OBJECTIVE: This article reports the results of a multisite pilot project utilizing New York Chiropractic College's 3 off-campus health centers. In the project, we sought to examine generic issues related to research infrastructure and feasibility, perform pilot testing of the responsiveness of the revised Oswestry Disability Index (ODI) and the Bournemouth Questionnaire (BQ), and develop estimates of change and population size for the possible future projects.
METHODS: We describe the infrastructure created to conduct the project, including an on-site clinician research manager; on-site student research assistants; identification, recruitment, and patient flow; demographic and clinical characteristics; and abstraction instruments. Responsiveness study subjects completed 3 health-related quality-of-life assessments at baseline, 15 days, and 30 days. At 45 days, or at discharge, subjects completed the same questionnaires and a global rating of change. Responsiveness is reported by analysis of standardized estimates of change, relative efficiency, and receiver operator characteristic (ROC) curve plots.
RESULTS: We successfully identified 82% of possible study patients; the real eligibility rate in our population was 30%. In 4 months, 70 patients were accrued, and 26 patients followed through to provide global ratings of change scores.

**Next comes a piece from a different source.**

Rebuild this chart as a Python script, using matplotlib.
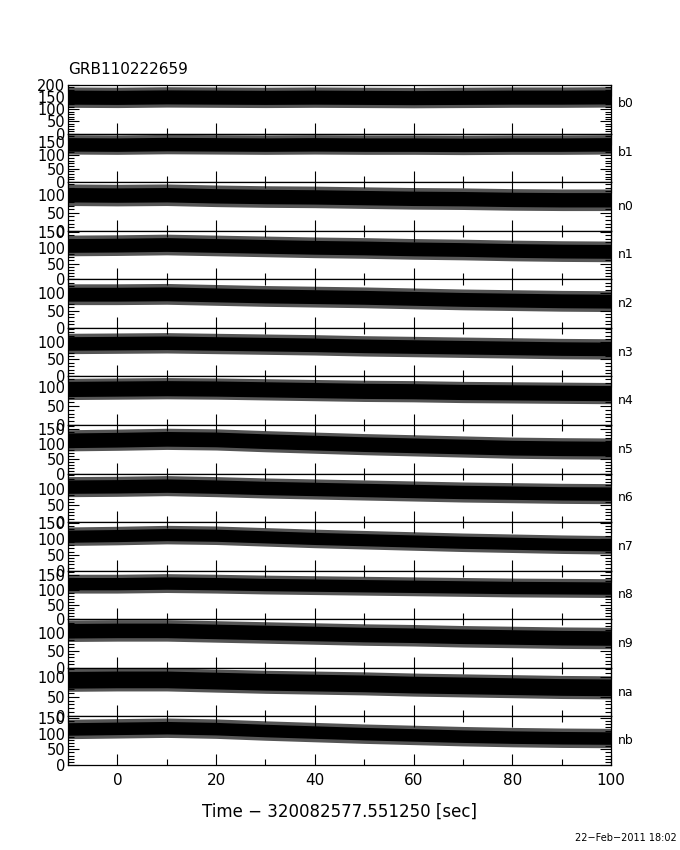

Responsiveness by standardized change scores was numerical rating scale (NRS) = 1.19, ODI = 0.91, BQ = 0.78; by relative efficiency it was BQ/ODI = 0.86, ODI/NRS = 0.76, BQ/NRS = 0.66. Area under the curves ranged from 0.69 for the BQ to 0.86 for the NRS.
CONCLUSIONS: Recommendations for modification and use of the infrastructure, research capacity, and future outcome and appropriateness assessment projects are offered.